Borrowing Kapitall's analysis of Yamana here at Seeking Alpha, we find the company is technically oversold. Price to sales ratio is very low compared to industry average, price to book is a third of industry average, cash flow is better than industry average, and the stock has seen a modest gain compared to its peers for 2010. This stock has not been run up as some others have been.
Click to enlarge

Analyst opinion is currently bullish on Yamana's prospects. In 2010 EPS was $0.38, an 85% increase from the previous year, a 45% boost in revenue year over year, 20% increase in operating cash flow year over year, and a 9.7% increase in gold ounce production. Copper sales increased from 31.6 to 43.5 million pounds in 2010. Company assets outweigh liabilities by a 3.9 ratio.

This company is financially solid, and as would be expected, the MCVOMI and EVOMI measures are much stronger than the peer group average.

Mature Miner

Newmont Mining Corporation (NEM)

Newmont had slightly higher gold production in 2010 than in 2009, and saw a 45% increase in copper production. Newmont has operations in Asia, North America, South America and Africa.
Click to enlarge

Gold and copper operating margins have risen for Newmont as they have for other industry peers. Given the bullish outlook for copper and gold in 2011, this should continue to add profitability to an already solid stock. We see that Newmont's operating margins beat its peers.
Click to enlarge

Newmont had record net income through Q3 of 2010, up 38% from previous year. Assets are 2.5x liabilities. Newmont has $6.1 billion available for development of assets. Motley Fool's analysis of Newmont's payout ratio shows that it is above industry peers.

Newmont made Kapitall's 10 most undervalued material sector stocks. If we expected Newmont to have a production shortfall, or expected the gold and copper markets to pull back strongly in 2011, this may be cause for concern. But based upon Newmont's resources and financial condition, I look at this as a positive for potential investors and not a negative.

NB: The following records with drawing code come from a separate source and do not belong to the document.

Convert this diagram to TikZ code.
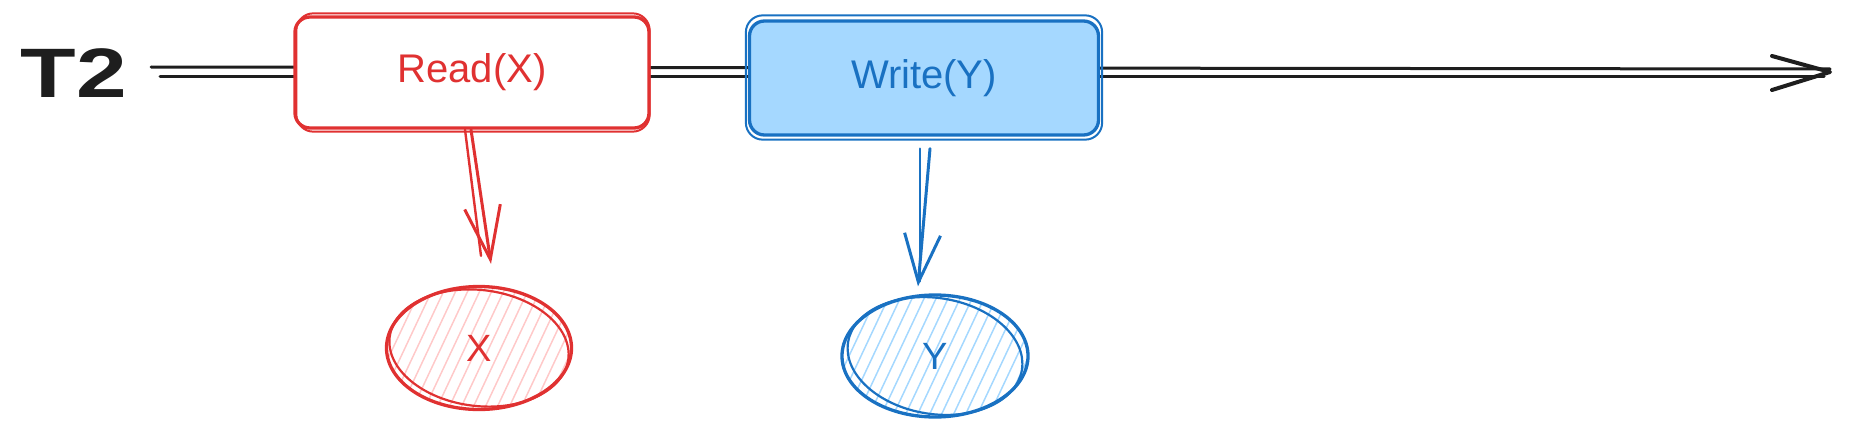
\documentclass[tikz,border=0pt]{standalone}
\usepackage{fontspec}
\setmainfont{Liberation Sans}
\usetikzlibrary{arrows.meta,calc,shapes.geometric}
\definecolor{ink}{HTML}{1E1E1E}
\definecolor{rd}{HTML}{E03131}
\definecolor{rdfill}{HTML}{FFC9C9}
\definecolor{bl}{HTML}{1971C2}
\definecolor{blfill}{HTML}{A5D8FF}
\begin{document}
\begin{tikzpicture}[x=1pt,y=-1pt,
  opbox/.style={draw=#1, line width=3.3pt, rounded corners=15pt, inner sep=0pt, text=#1,
    font=\fontsize{40}{44}\selectfont},
  sketch/.style={draw=#1, line width=2pt, rounded corners=17pt},
  blob/.style={ellipse, draw=#1, line width=3.3pt, inner sep=0pt, text=#1,
    font=\fontsize{38}{42}\selectfont},
  hatch/.style={path picture={
      \foreach \i in {-170,-158,...,170}
        \draw[#1, line width=1.5pt]
          ([shift={(\i-40,85)}]path picture bounding box.center) -- ++(80,-170);}},
  link/.style={draw=#1, line width=3pt, line cap=round, line join=round},
  tline/.style={draw=ink, line width=3pt, line cap=round},
]
\useasboundingbox (0,0) rectangle (1849,436);

% label
\node[font=\bfseries\fontsize{70}{80}\selectfont, text=ink, inner sep=0pt] (t2) at (74,73) {\scalebox{1.3}[1]{T2}};

% timeline (drawn first, boxes cover it)
\coordinate (tls) at (151,71.5);
\coordinate (tle) at (1830,72);
\draw[tline] ([shift={(0,-4.5)}]tls) -- ([shift={(0,-3)}]tle);
\draw[tline] ([shift={(9,4.5)}]tls) -- ([shift={(-6,4)}]tle);
\draw[tline, line width=4pt, line join=round] ($(tle)+(-58,-16)$) -- (tle) -- ($(tle)+(-58,18)$);

% operation boxes
\node[opbox=rd, fill=white, minimum width=354pt, minimum height=111pt] (rb) at (472,72.5) {Read(X)};
\draw[sketch=rd] ([shift={(3,-2)}]rb.north west) rectangle ([shift={(-1,2)}]rb.south east);

\node[opbox=bl, fill=blfill, minimum width=349pt, minimum height=114pt] (wb) at (924,78) {Write(Y)};
\draw[sketch=bl] ([shift={(-2,-4)}]wb.north west) rectangle ([shift={(2,3)}]wb.south east);

% data items
\node[blob=rd, hatch=rdfill, minimum width=185pt, minimum height=123pt] (cx) at (479,348) {X};
\draw[rd, line width=2.2pt, rotate around={-7:(cx.center)}] (cx.center) ellipse [x radius=90, y radius=58];

\node[blob=bl, hatch=blfill, minimum width=186pt, minimum height=122pt] (cy) at (935,356) {Y};
\draw[bl, line width=2.2pt, rotate around={-9:(cy.center)}] (cy.center) ellipse [x radius=88, y radius=58];

% connectors
\draw[link=rd, -{Straight Barb[length=53pt, width=36pt]}] ([xshift=-1]rb.south) -- ([shift={(12,-21)}]cx.north);
\draw[link=rd, line width=2.4pt] ([xshift=-7]rb.south) -- ([shift={(2,-29)}]cx.north);

\draw[link=bl, -{Straight Barb[length=48pt, width=36pt]}] ([shift={(6,12)}]wb.south) -- ([shift={(-17,-7)}]cy.north);
\draw[link=bl, line width=2.4pt] ([shift={(-4,12)}]wb.south) -- ([shift={(-15,-12)}]cy.north);
\end{tikzpicture}
\end{document}
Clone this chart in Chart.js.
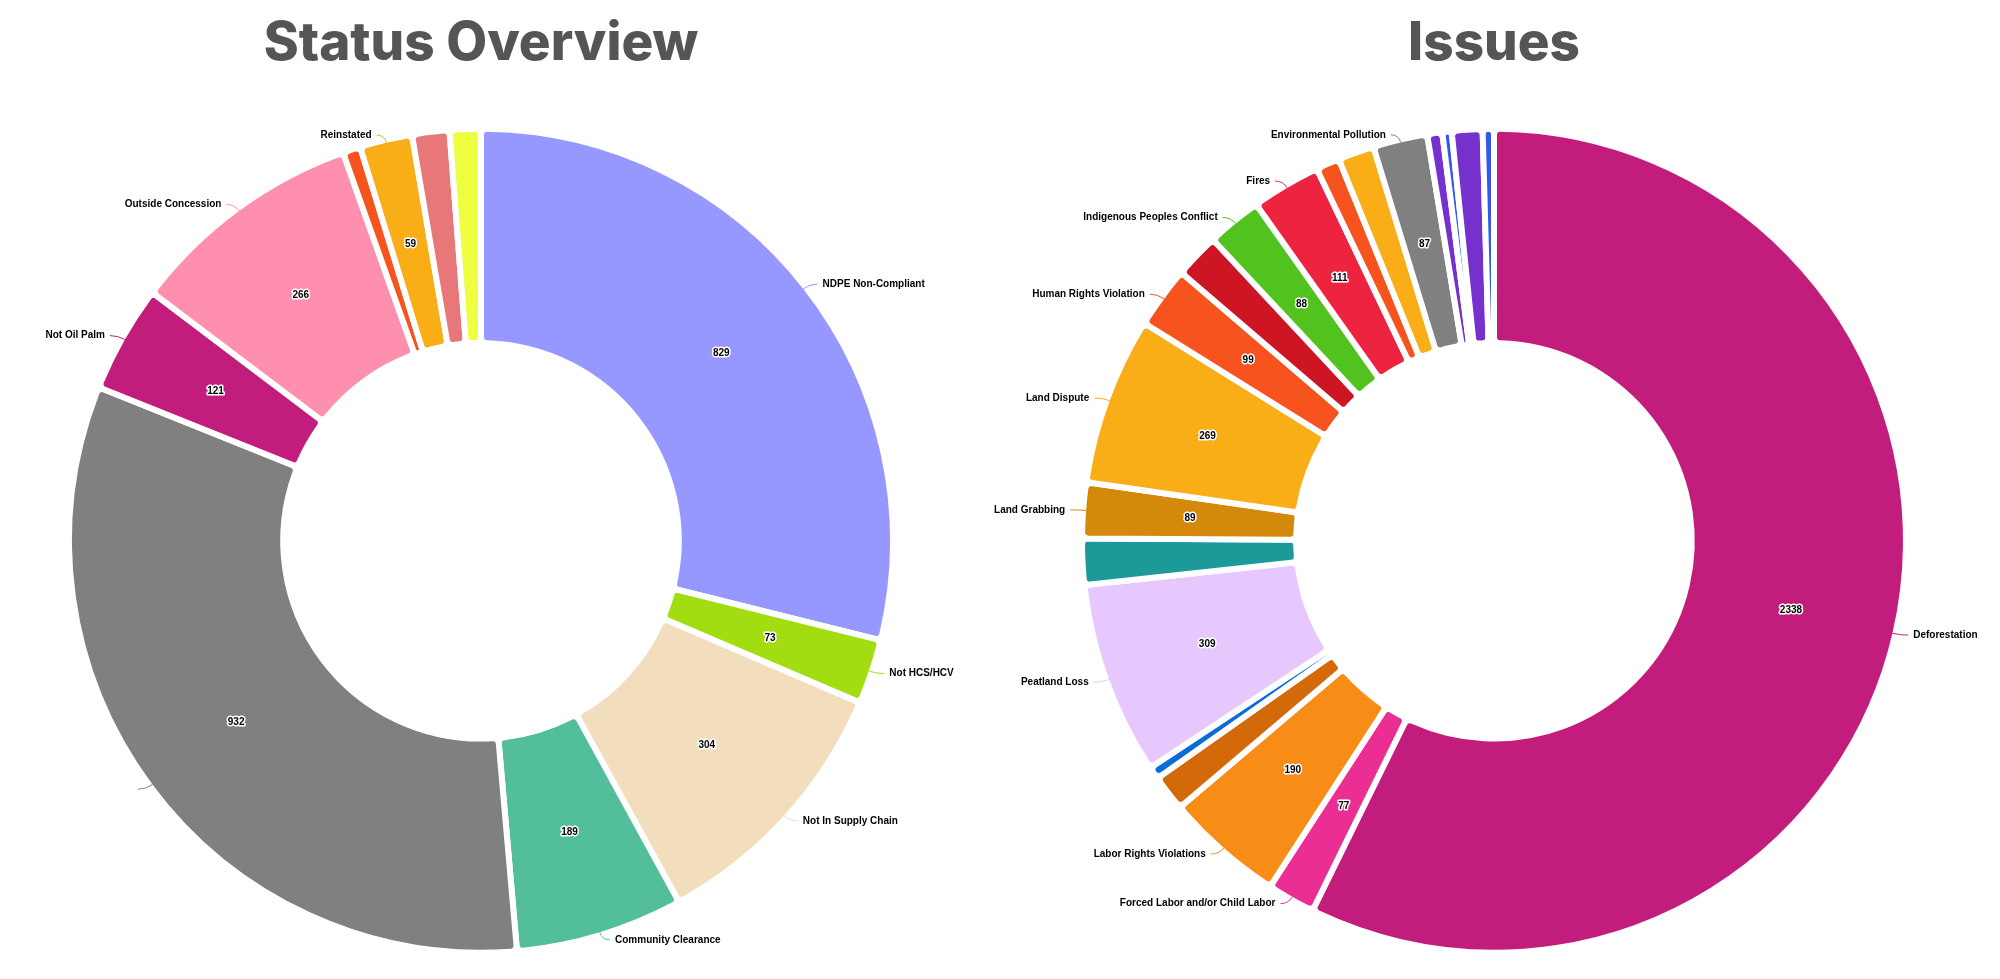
<!DOCTYPE html>
<html>
<head>
<meta charset="utf-8">
<script src="https://cdn.jsdelivr.net/npm/chart.js@4/dist/chart.umd.min.js"></script>
<style>
  html, body { margin: 0; padding: 0; background: #fff; overflow: hidden; }
  body { width: 2000px; height: 979px; position: relative; }
  canvas { position: absolute; top: 0; }
  #statusChart { left: -19px; }
  #issuesChart { left: 994px; }
</style>
</head>
<body>
<canvas id="statusChart" width="1000" height="979"></canvas>
<canvas id="issuesChart" width="1000" height="979"></canvas>
<script>
// status overview (clockwise from top)
const statusLabels = ["NDPE Non-Compliant", "Not HCS/HCV", "Not In Supply Chain", "Community Clearance", "",
  "Not Oil Palm", "Outside Concession", "Suspended", "Reinstated", "Under Review", "Monitoring"];
const statusValues = [829, 73, 304, 189, 932, 121, 266, 20, 59, 42, 35];
const statusColors = ["#9698FF", "#A2DD12", "#F2DEBD", "#52BE9B", "#808080", "#C21D7C", "#FF8FAE",
  "#F7531E", "#F9AD17", "#E87779", "#EEFF41"];

// issues (clockwise from top)
const issueLabels = ["Deforestation", "Forced Labor and/or Child Labor", "Labor Rights Violations", "Illegal Logging",
  "Water Pollution", "Peatland Loss", "Biodiversity Loss", "Land Grabbing", "Land Dispute", "Human Rights Violation",
  "Violence", "Indigenous Peoples Conflict", "Fires", "Haze", "Legality", "Environmental Pollution",
  "Corruption", "Wildlife", "Smallholder Exclusion", "Other"];
const issueValues = [2338, 77, 190, 58, 20, 309, 74, 89, 269, 99, 72, 88, 111, 38, 58, 87, 24, 15, 49, 18];
const issueColors = ["#C21D7C", "#EA2E94", "#F78C17", "#D4690A", "#0B6BD8", "#E6C8FF", "#1C9A9A", "#D4890A",
  "#F9AD17", "#F7531E", "#CD1523", "#52C21E", "#ED233F", "#F7531E", "#F9AD17", "#808080",
  "#7530CE", "#3559E8", "#7530CE", "#3559E8"];

// labels outside with a short leader line, value inside the slice
const sliceLabels = {
  id: "sliceLabels",
  afterDatasetsDraw(chart, args, opts) {
    const ctx = chart.ctx;
    const ds = chart.data.datasets[0];
    const meta = chart.getDatasetMeta(0);
    const total = ds.data.reduce((a, b) => a + b, 0);
    ctx.save();
    meta.data.forEach((arc, i) => {
      const v = ds.data[i];
      if (v / total * 360 < opts.minAngle) return;
      const p = arc.getProps(["x", "y", "startAngle", "endAngle", "outerRadius", "innerRadius"], true);
      const mid = (p.startAngle + p.endAngle) / 2;
      const cos = Math.cos(mid), sin = Math.sin(mid);

      ctx.font = "bold 10px 'Liberation Sans', Arial, sans-serif";
      ctx.textAlign = "center";
      ctx.textBaseline = "middle";
      const rm = (p.outerRadius + p.innerRadius) / 2;
      ctx.lineJoin = "round";
      ctx.lineWidth = 3;
      ctx.strokeStyle = "#fff";
      ctx.strokeText(v, p.x + cos * rm, p.y + sin * rm);
      ctx.fillStyle = "#000";
      ctx.fillText(v, p.x + cos * rm, p.y + sin * rm);

      const r0 = p.outerRadius - 3;
      const r1 = p.outerRadius + 5;
      const dir = cos >= 0 ? 1 : -1;
      const x0 = p.x + cos * r0, y0 = p.y + sin * r0;
      const x1 = p.x + cos * r1, y1 = p.y + sin * r1;
      const x2 = x1 + dir * 8;
      ctx.beginPath();
      ctx.moveTo(x0, y0);
      ctx.quadraticCurveTo(x1, y1, x2, y1);
      ctx.lineWidth = 1;
      ctx.strokeStyle = ds.backgroundColor[i];
      ctx.stroke();

      ctx.textAlign = dir > 0 ? "left" : "right";
      ctx.fillStyle = "#000";
      ctx.fillText(chart.data.labels[i], x2 + dir * 5, y1);
    });
    ctx.restore();
  }
};

function makeDoughnut(id, title, labels, values, colors) {
  const ctx = document.getElementById(id).getContext("2d");
  return new Chart(ctx, {
    type: "doughnut",
    data: {
      labels: labels,
      datasets: [{
        data: values,
        backgroundColor: colors,
        borderColor: "#fff",
        borderWidth: 6,
        borderRadius: 6,
      }],
    },
    options: {
      responsive: false,
      animation: false,
      cutout: "48%",
      layout: { padding: { top: 0, bottom: 23, left: 85, right: 85 } },
      plugins: {
        legend: { display: false },
        tooltip: { enabled: false },
        title: {
          display: true,
          text: title,
          color: "#555",
          font: { family: "Inter", weight: 800, size: 53, lineHeight: 1.2 },
          padding: { top: 12, bottom: 50 },
        },
        sliceLabels: { minAngle: 6.65 },
      },
    },
    plugins: [sliceLabels],
  });
}

makeDoughnut("statusChart", "Status Overview", statusLabels, statusValues, statusColors);
makeDoughnut("issuesChart", "Issues", issueLabels, issueValues, issueColors);
</script>
</body>
</html>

The legitimate concern about a large cap gold producer is how long can the company continue to produce at the same level? There comes a point at which it is very difficult to maintain increasing production for large caps, as Minyanville notes.

For this reason, many analysts advise you stick with juniors in the metals markets to maximize value.

While realizing this risk, the flip side to the argument is that exploration and junior companies don't always pan out. Sometimes it is bad management, sometimes it is resource fields that don't match pre-assessment optimism, and sometimes companies simply run out of money in a capital intensive business model before they can ramp production. Investing in large caps offers both dividends and stability to a portfolio, much as in any stock sector.

And therefore I think the case can be made that Newmont, with lower operating costs, steady payouts, and better MCVOMI and EVOMI financial values than the peer group, is the best of the large cap stocks.

Disclosure: I own all three - UXG, AUY and NEM - as of this writing. I am long NEM, AUY, UXG.